4. Most advantageous tender

Following support in the consultation, the government will change tender wording from “most economically advantageous tender” to “most advantageous tender” (MAT).

“This change in terminology will provide further clarity for contracting authorities that when determining evaluation criteria, they are able to take a broader view of what can be included,” said the government.

“It will support levelling up by encouraging contracting authorities to give more consideration to social value when procuring public contracts in their areas.”

5. Single supplier database

Suppliers will register on an electronic data storage system, owned by the Cabinet Office, and be responsible for the accuracy of the data they input.

“When a supplier enters a competition the self-declaration that none of the exclusion grounds apply and that they meet the conditions for participation will be submitted to the contracting authority via the system,” said the government.

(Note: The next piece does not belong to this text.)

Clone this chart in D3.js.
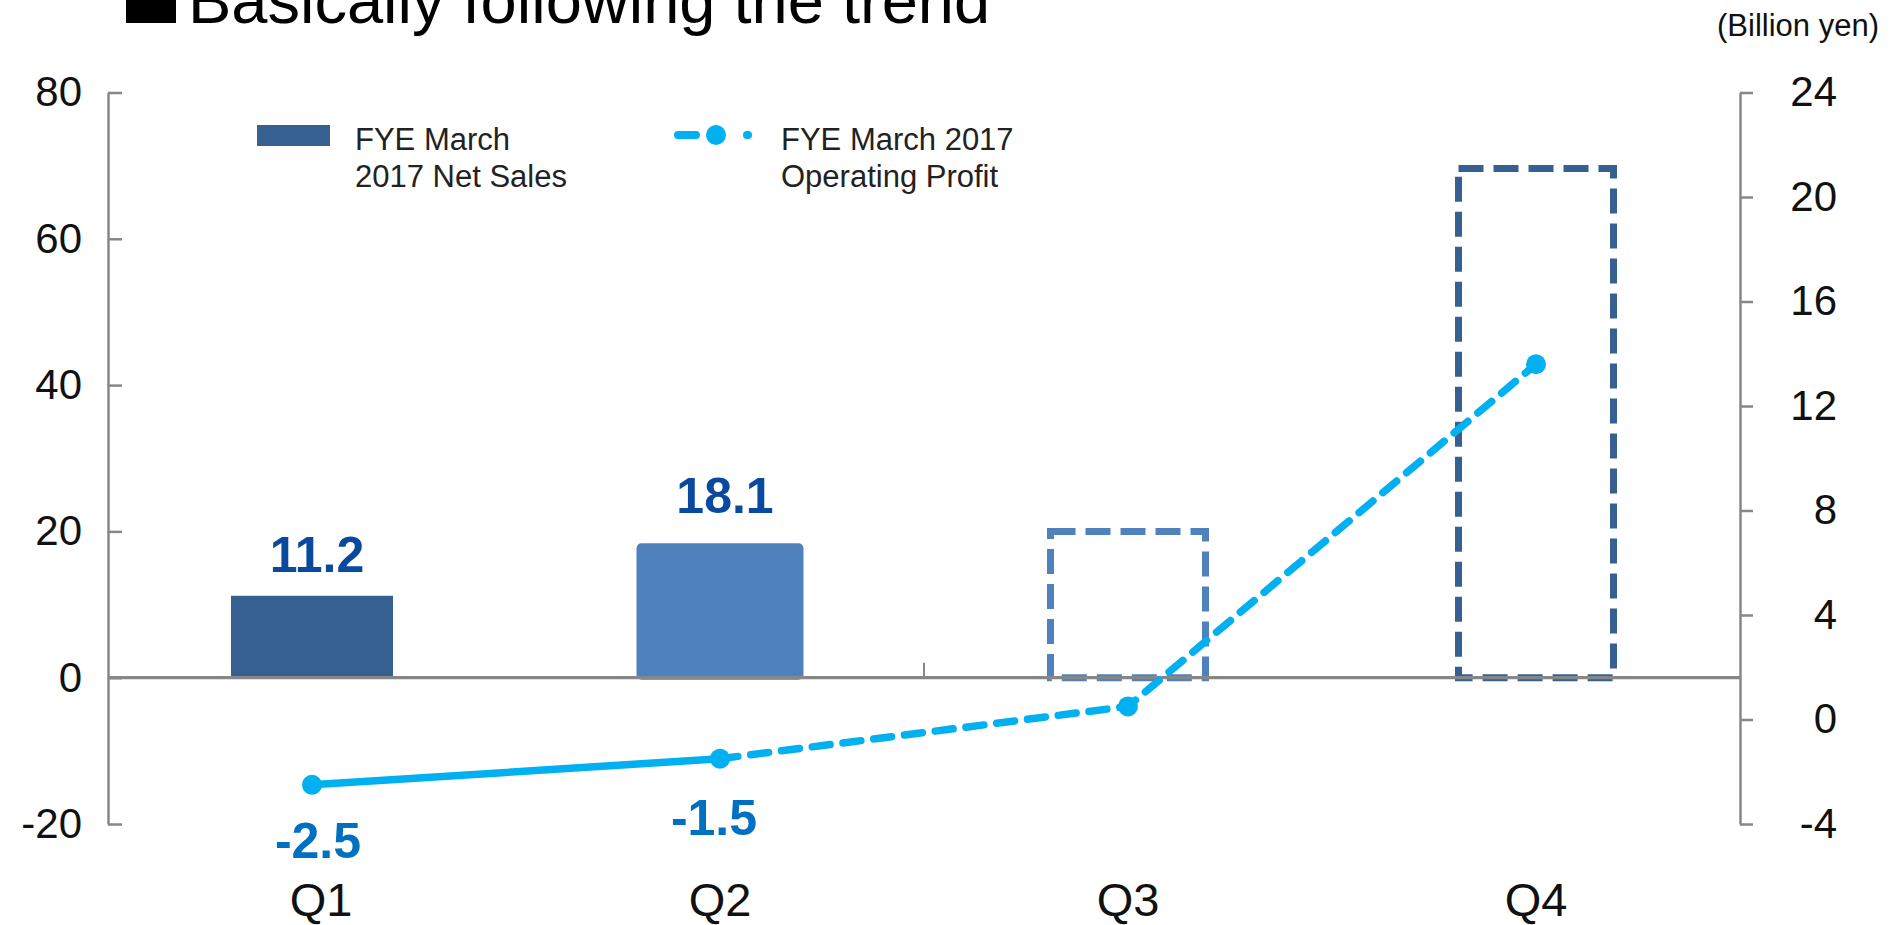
<!DOCTYPE html>
<html>
<head>
<meta charset="utf-8">
<script src="https://cdn.jsdelivr.net/npm/d3@7"></script>
<style>
  body { margin: 0; background: #fff; }
  svg text { font-family: "Liberation Sans", Arial, sans-serif; }
</style>
</head>
<body>
<svg width="1899" height="925"></svg>
<script>
const quarters = ['Q1', 'Q2', 'Q3', 'Q4'];
const netSales = [11.2, 18.1, 20, 69.6];
const salesForecast = [false, false, true, true];
const salesLabels = ['11.2', '18.1', null, null];
const opProfit = [-2.5, -1.5, 0.5, 13.6];
const profitLabels = ['-2.5', '-1.5', null, null];
const leftTicks = [-20, 0, 20, 40, 60, 80];
const rightTicks = [-4, 0, 4, 8, 12, 16, 20, 24];

const svg = d3.select('svg');
const dark = '#376092', light = '#4f81bd', cyan = '#00b0f0', grey = '#878787';
const barColors = [dark, light, light, dark];

const x = d3.scaleBand().domain(quarters).range([108, 1740]);
const yL = d3.scaleLinear().domain([-20, 80]).range([824, 92.5]);
const yR = d3.scaleLinear().domain([-4, 24]).range([824, 92.5]);
const cx = q => x(q) + x.bandwidth() / 2;
const barW = 162;

// title (cut by the top edge, as in the slide)
svg.append('rect').attr('x', 126).attr('y', -28).attr('width', 50).attr('height', 51).attr('fill', '#000');
svg.append('text').attr('x', 188).attr('y', 23).attr('font-size', 65).attr('fill', '#000')
    .text('Basically following the trend');
svg.append('text').attr('x', 1879).attr('y', 36).attr('font-size', 31).attr('text-anchor', 'end')
    .attr('fill', '#111').text('(Billion yen)');

// axes
const fmt = d => String(d);
const axL = svg.append('g').attr('transform', 'translate(108,0)')
    .call(d3.axisLeft(yL).tickValues(leftTicks).tickFormat(fmt).tickSizeInner(-14).tickSizeOuter(0).tickPadding(26));
const axR = svg.append('g').attr('transform', 'translate(1740,0)')
    .call(d3.axisRight(yR).tickValues(rightTicks).tickFormat(fmt).tickSizeInner(13).tickSizeOuter(0));
[axL, axR].forEach(a => {
    a.select('.domain').attr('stroke', grey).attr('stroke-width', 2.5);
    a.selectAll('.tick line').attr('stroke', grey).attr('stroke-width', 2.5);
    a.selectAll('.tick text').attr('font-size', 42).attr('fill', '#111')
        .style('font-family', '"Liberation Sans", Arial, sans-serif');
});
axR.selectAll('.tick text').attr('text-anchor', 'end').attr('x', 97);

// bars
const bars = svg.append('g');
quarters.forEach((q, i) => {
    const col = barColors[i];
    if (!salesForecast[i]) {
        // Q2 bar has an outline of its own colour, so it looks a little wider
        const sw = i === 1 ? 4 : 0;
        const w = i === 1 ? barW + 5 : barW;
        bars.append('rect')
            .attr('x', cx(q) - w / 2 + sw / 2)
            .attr('y', yL(netSales[i]))
            .attr('width', w - sw)
            .attr('height', yL(0) - yL(netSales[i]))
            .attr('rx', i === 1 ? 3 : 0)
            .attr('fill', col)
            .attr('stroke', sw ? col : 'none')
            .attr('stroke-width', sw);
    } else {
        bars.append('rect')
            .attr('x', cx(q) - barW / 2 + 3.5)
            .attr('y', yL(netSales[i]))
            .attr('width', barW - 7)
            .attr('height', yL(0) - yL(netSales[i]))
            .attr('fill', 'none')
            .attr('stroke', col)
            .attr('stroke-width', 7)
            .attr('stroke-dasharray', '25,10');
    }
});

// zero line and category tick
svg.append('line').attr('x1', 108).attr('x2', 1740).attr('y1', yL(0)).attr('y2', yL(0))
    .attr('stroke', grey).attr('stroke-width', 3.2);
svg.append('line').attr('x1', x('Q3')).attr('x2', x('Q3')).attr('y1', yL(0)).attr('y2', yL(0) - 15)
    .attr('stroke', grey).attr('stroke-width', 2);

// bar labels
svg.append('g').selectAll('text')
    .data(quarters.filter((q, i) => salesLabels[i]))
    .join('text')
        .attr('x', q => cx(q) + 5)
        .attr('y', (q, i) => yL(netSales[i]) - (i === 1 ? 32 : 24))
        .attr('text-anchor', 'middle')
        .attr('font-size', 50).attr('font-weight', 'bold').attr('fill', '#0a4a9e')
        .text((q, i) => salesLabels[i]);

// operating profit line
const line = d3.line().x(d => cx(d.q)).y(d => yR(d.v));
const pts = quarters.map((q, i) => ({ q, v: opProfit[i] }));
svg.append('path').attr('d', line(pts.slice(0, 2)))
    .attr('fill', 'none').attr('stroke', cyan).attr('stroke-width', 7.5);
svg.append('path').attr('d', line(pts.slice(1)))
    .attr('fill', 'none').attr('stroke', cyan).attr('stroke-width', 7.5)
    .attr('stroke-dasharray', '18,13').attr('stroke-linecap', 'round');
svg.append('g').selectAll('circle')
    .data(pts)
    .join('circle')
        .attr('cx', d => cx(d.q))
        .attr('cy', d => yR(d.v))
        .attr('r', 10)
        .attr('fill', cyan);

// profit labels
const profitDx = [6, -6];
svg.append('g').selectAll('text')
    .data(pts.filter((d, i) => profitLabels[i]))
    .join('text')
        .attr('x', (d, i) => cx(d.q) + profitDx[i])
        .attr('y', (d, i) => yR(d.v) + (i === 0 ? 73 : 76))
        .attr('text-anchor', 'middle')
        .attr('font-size', 50).attr('font-weight', 'bold').attr('fill', '#0070c0')
        .text((d, i) => profitLabels[i]);

// category labels
svg.append('g').selectAll('text')
    .data(quarters)
    .join('text')
        .attr('x', (q, i) => cx(q) + (i === 0 ? 9 : 0))
        .attr('y', 916)
        .attr('text-anchor', 'middle')
        .attr('font-size', 47).attr('fill', '#111')
        .text(q => q);

// legend
const lg = svg.append('g');
lg.append('rect').attr('x', 257).attr('y', 125).attr('width', 73).attr('height', 21).attr('fill', dark);
lg.append('text').attr('font-size', 31).attr('fill', '#222')
    .selectAll('tspan').data(['FYE March', '2017 Net Sales']).join('tspan')
        .attr('x', 355).attr('y', (d, i) => 150 + i * 37).text(d => d);
lg.append('line').attr('x1', 678).attr('x2', 752).attr('y1', 135).attr('y2', 135)
    .attr('stroke', cyan).attr('stroke-width', 8).attr('stroke-linecap', 'round')
    .attr('stroke-dasharray', '18,51,1,100');
lg.append('circle').attr('cx', 716).attr('cy', 135).attr('r', 10).attr('fill', cyan);
lg.append('text').attr('font-size', 31).attr('fill', '#222')
    .selectAll('tspan').data(['FYE March 2017', 'Operating Profit']).join('tspan')
        .attr('x', 781).attr('y', (d, i) => 150 + i * 37).text(d => d);
</script>
</body>
</html>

“The supplier registration system will retain the majority of information required for a procurement, however a contracting authority will have the discretion to request further information, if required for the specific procurement.”

6. Tribunals

A “small minority” of respondents called for a procurement tribunal to deal with legal challenges to tender awards, though this was not included as an option in the green paper. Proposals for an existing tribunal to take on this task, or for an “independent contracting authority review” of disputes, will not be taken forward.

“As a result of some of the detailed feedback provided through the consultation responses, we are continuing to explore feasible options for faster and more accessible routes for valid challenge of procurement decisions,” said the government.

“Changes to the Civil Procedure Rules and/or Technology and Construction Court Guidance are intended to align with statutory reform, but will be subject to review by the Ministry of Justice and the Civil Procedures Rules Committee.”

7. Capping damages

A proposal to cap damages claimable by aggrieved bidders at 1.5x bid costs will not be pursued.

“Some respondents (especially among local government) welcomed the suggestion in order to disincentivise speculative challenges and limit spending of public money on compensatory damages,” said the government.

“Others had significant concerns about unintended consequences which they suggested could increase the cost to the taxpayer and outweigh any perceived savings achieved by the cap.”

8. Late payment

Supported in the consultation, proposals to allow organisations in the supply chain to approach contracting authorities directly with payment concerns will be adopted. Authorities will also be given the power to investigate supply chain payment performance.

“Taking into account the feedback we received in the consultation responses, we propose additionally requiring evidence from subcontractors that reasonable efforts have been made to resolve the payment delays directly prior to escalating to the contracting authority,” said the government.

“This will help mitigate against contracting authorities being drawn into contractual disputes between suppliers.”